Hydrogen bonding enhanced SiO2/PEO composite electrolytes for solid-state lithium batteries

Abstract

The use of solid electrolytes can fundamentally change energy storage systems due to their higher safety and energy density. Herein, we design hydrogen-bonded polyethylene oxide (PEO) composite solid electrolytes (CSEs), which are hydrolyzed by tetraethyl orthosilicate (TEOS) in alkaline solution to form SiO₂ with rich hydroxyl groups on its surface. This in situ formed SiO₂ can not only reduce the crystallinity of PEO and increase the ionic conductivity (1.8 × 10⁻⁴ S cm⁻¹ at 30 °C), but also adsorb anions so as to increase the lithium-ion transference number (t_Li⁺ = 0.42). More importantly, hydrogen bonding can be formed with PEO, LITFSI and succinonitrile to form an interconnected network to improve the mechanical strength (Young's modulus = 0.72 GPa). In addition, we avoid the poor film formability and low mechanical strength by adjusting the ratio of EO : Li to 30 : 1 to reduce the content of lithium salt in the CSEs.
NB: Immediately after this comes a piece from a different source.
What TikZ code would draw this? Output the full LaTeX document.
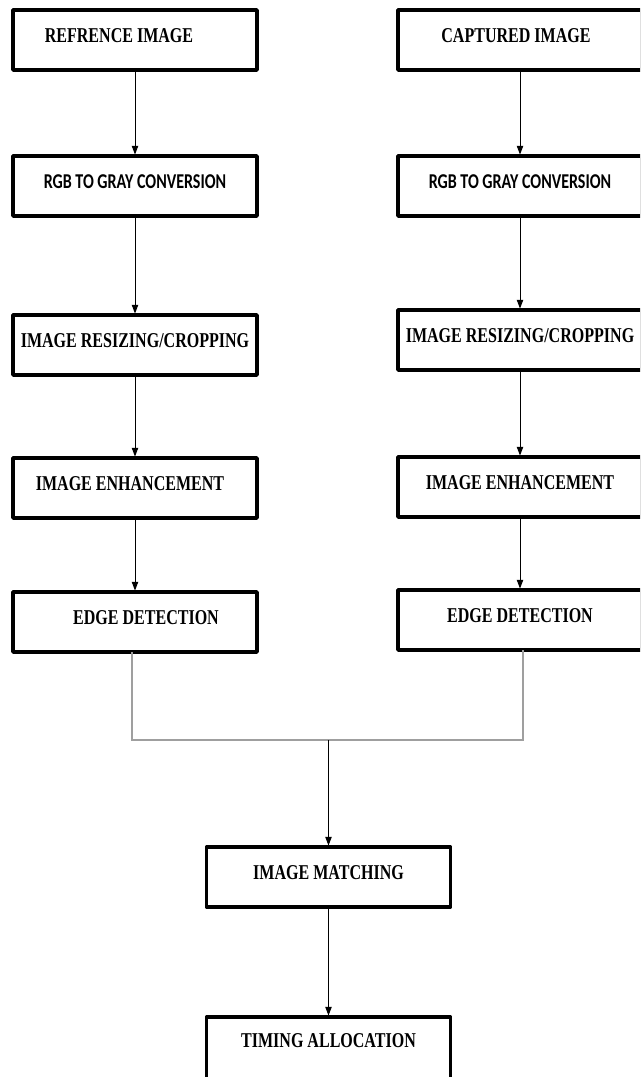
\documentclass[tikz,border=0pt]{standalone}
\usepackage{fontspec}
\setmainfont{Liberation Serif}[FakeStretch=0.76]
\newfontfamily\calfont{Carlito}[FakeStretch=0.76]
\usepackage{tikz}
\usetikzlibrary{arrows.meta}

\tikzset{
    stage/.style={draw, line width=2.4pt, line join=round, minimum width=6.1cm,
        minimum height=1.5cm, outer sep=0pt, inner sep=0pt,
        text height=0.35cm, text depth=0.225cm,
        font=\fontsize{15pt}{18pt}\selectfont\bfseries,
        append after command={
            \pgfextra{\let\stagenode\tikzlastnode}
            foreach \c in {north west, north east, south west, south east}
                {[fill] (\stagenode.\c) circle (1.7pt)}
        }},
    flow/.style={-{Triangle[length=2.2mm,width=1.6mm]}, line width=0.7pt, shorten >=1pt},
    merge/.style={gray!75, line width=0.9pt}
}

\begin{document}
\begin{tikzpicture}[x=0.025cm, y=-0.025cm]

    % page frame
    \clip (0,0) rectangle (640,1077);

    % left branch: reference image
    \node[stage] (ref) at (135,40) {REFRENCE IMAGE\hspace*{0.8cm}};
    \node[stage] (grayl) at (135,186) {\calfont\bfseries RGB TO GRAY CONVERSION};
    \node[stage] (sizel) at (135,345) {IMAGE RESIZING/CROPPING};
    \node[stage] (enhl) at (135,488) {IMAGE ENHANCEMENT\hspace*{0.25cm}};
    \node[stage] (edgel) at (135,622) {\hspace*{0.55cm}EDGE DETECTION};

    % right branch: captured image
    \node[stage] (cap) at (520,40) {CAPTURED IMAGE\hspace*{0.2cm}};
    \node[stage] (grayr) at (520,186) {\calfont\bfseries RGB TO GRAY CONVERSION};
    \node[stage] (sizer) at (520,340) {IMAGE RESIZING/CROPPING};
    \node[stage] (enhr) at (520,487) {IMAGE ENHANCEMENT};
    \node[stage] (edger) at (520,620) {EDGE DETECTION};

    % common part
    \node[stage] (match) at (328.5,877) {IMAGE MATCHING};
    \node[stage, minimum height=1.6cm, text depth=0.42cm] (timing) at (328.5,1049) {TIMING ALLOCATION};

    % arrows down each branch
    \draw[flow] (ref) -- (grayl);
    \draw[flow] (grayl) -- (sizel);
    \draw[flow] (sizel) -- (enhl);
    \draw[flow] (enhl) -- (edgel);
    \draw[flow] (cap) -- (grayr);
    \draw[flow] (grayr) -- (sizer);
    \draw[flow] (sizer) -- (enhr);
    \draw[flow] (enhr) -- (edger);

    % join the two branches
    \coordinate (join) at (328.5,740);
    \draw[merge] ([xshift=-0.075cm]edgel.south) |- (join) -| ([xshift=0.075cm]edger.south);
    \draw[flow] (join) -- (match);
    \draw[flow] (match) -- (timing);

\end{tikzpicture}
\end{document}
Due to the high mechanical strength, the critical current density of lithium symmetrical batteries is as high as 1.4 mA cm⁻². Using this CSE, a solid state LiFePO₄‖Li battery delivers a high discharge capacity of 161.2 mA h g⁻¹ at 0.5C with a capacity retention of 88% after 400 cycles at 30 °C. The in situ formed highly dispersed SiO₂ reinforced PEO with abundant hydrogen bonds enables high performance of solid-state lithium batteries at room temperature.